Taliban militants have threatened and beaten United Nations staff members in Afghanistan, even as the insurgent group has attempted to portray itself as more moderate than in years past, according to an internal organization document obtained by Reuters.
Reuters reported Wednesday that the U.N. document describes dozens of instances of threats and violence faced by U.N. staff members dating back to Aug. 10, just days before the Taliban captured Kabul and toppled Afghanistan’s government.
One of the reported incidents involved an Afghan U.N. staff member who on Sunday was attempting to reach Kabul’s airport, where the U.S. military and coalition forces have been working to evacuate tens of thousands of Americans and Afghan allies still present in the country.
According to Reuters, Taliban members stopped the U.N. staffer and searched his vehicle, before ultimately beating him.
In another incident, a group of three unknown men visited the home of another U.N. staff member while he was at work on Monday.
They accused the man’s son of lying about where he was, saying, “We know his location and what he does,” according to the news service.
The internal document adds to the ongoing reports of threats and intimidation facing U.N. and other foreign workers in Afghanistan following the Taliban’s consolidation of power, with Reuters reporting Tuesday that the Taliban had overtaken and ransacked multiple U.N. compounds in the country.
In response to Wednesday’s report, U.N. spokesman Stephane Dujarric said in a press briefing that it was “critical” that “the authorities in charge in Kabul and throughout Afghanistan realize that they have the responsibility to protect U.N. and for the safety of U.N. staff.”

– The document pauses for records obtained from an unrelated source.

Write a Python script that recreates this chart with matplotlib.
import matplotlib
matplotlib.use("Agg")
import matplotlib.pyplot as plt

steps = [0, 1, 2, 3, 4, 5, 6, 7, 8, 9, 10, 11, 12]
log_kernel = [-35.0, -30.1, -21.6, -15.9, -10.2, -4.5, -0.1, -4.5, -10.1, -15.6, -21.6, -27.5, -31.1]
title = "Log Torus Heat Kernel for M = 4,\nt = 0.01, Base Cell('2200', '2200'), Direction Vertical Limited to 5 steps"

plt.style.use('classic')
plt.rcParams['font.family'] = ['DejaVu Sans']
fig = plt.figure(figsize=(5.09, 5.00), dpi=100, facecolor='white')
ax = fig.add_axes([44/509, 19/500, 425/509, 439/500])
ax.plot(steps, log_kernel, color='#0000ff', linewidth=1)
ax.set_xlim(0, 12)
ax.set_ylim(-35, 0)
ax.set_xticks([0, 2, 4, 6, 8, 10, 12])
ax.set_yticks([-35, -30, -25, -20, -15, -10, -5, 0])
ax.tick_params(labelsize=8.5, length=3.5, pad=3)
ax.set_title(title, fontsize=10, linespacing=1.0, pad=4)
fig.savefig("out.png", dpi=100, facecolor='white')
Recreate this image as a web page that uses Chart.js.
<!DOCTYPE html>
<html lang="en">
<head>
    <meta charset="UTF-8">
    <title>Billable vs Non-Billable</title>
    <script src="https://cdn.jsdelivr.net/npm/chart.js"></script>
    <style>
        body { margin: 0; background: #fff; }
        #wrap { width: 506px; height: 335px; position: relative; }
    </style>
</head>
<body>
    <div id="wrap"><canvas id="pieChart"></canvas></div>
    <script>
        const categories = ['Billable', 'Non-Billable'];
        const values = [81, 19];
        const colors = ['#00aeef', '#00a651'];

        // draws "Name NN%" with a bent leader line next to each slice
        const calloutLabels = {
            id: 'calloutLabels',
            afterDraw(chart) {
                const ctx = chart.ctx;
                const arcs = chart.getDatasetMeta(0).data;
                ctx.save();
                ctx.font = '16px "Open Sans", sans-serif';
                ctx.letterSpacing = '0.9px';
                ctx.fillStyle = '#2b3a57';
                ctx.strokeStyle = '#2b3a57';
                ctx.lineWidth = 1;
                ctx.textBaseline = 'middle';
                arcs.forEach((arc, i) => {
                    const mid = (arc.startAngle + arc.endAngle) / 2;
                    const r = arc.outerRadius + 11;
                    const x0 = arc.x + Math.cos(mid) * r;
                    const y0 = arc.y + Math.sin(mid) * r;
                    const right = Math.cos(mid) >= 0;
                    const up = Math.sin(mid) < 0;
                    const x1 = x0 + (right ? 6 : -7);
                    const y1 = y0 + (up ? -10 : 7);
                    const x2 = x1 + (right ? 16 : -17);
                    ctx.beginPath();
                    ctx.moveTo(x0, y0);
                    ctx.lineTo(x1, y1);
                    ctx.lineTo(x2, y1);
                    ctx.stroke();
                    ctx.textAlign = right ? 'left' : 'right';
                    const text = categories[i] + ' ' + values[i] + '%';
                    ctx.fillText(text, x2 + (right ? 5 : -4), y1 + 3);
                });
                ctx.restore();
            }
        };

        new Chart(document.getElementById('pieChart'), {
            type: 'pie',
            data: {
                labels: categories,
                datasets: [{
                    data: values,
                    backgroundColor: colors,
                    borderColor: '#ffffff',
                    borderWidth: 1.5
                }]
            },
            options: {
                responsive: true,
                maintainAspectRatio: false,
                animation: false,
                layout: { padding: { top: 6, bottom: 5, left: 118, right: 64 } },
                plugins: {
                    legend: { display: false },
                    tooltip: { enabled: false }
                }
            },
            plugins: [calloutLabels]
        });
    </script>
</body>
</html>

Dujarric declined to provide additional comment to The Hill beyond what he said in the news conference.
The international organization previously said it would look into reported instances of abuse as it attempts to maintain a stable presence within Afghanistan to continue delivering aid.
As of Wednesday, the U.N. had relocated roughly a third of its 300 foreign staff members who were in Afghanistan to Kazakhstan, with about 3,000 Afghan U.N. staff still in the country, according to Reuters.

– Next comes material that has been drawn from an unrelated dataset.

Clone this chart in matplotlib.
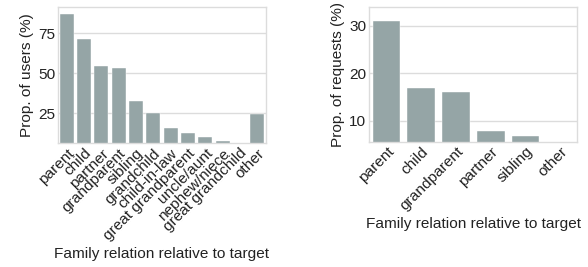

On Tuesday, U.N. Secretary-General António Guterres told U.N. personnel in Afghanistan that he was “distressed by the reports that some of you have experienced harassment and intimidation.”
“The safety of all United Nations personnel in Afghanistan is our top priority,” he added. “We are doing everything in our power, namely through the permanent engagement with all relevant actors, and will continue to do so to ensure your safety and well-being, and to find external solutions where they are needed.”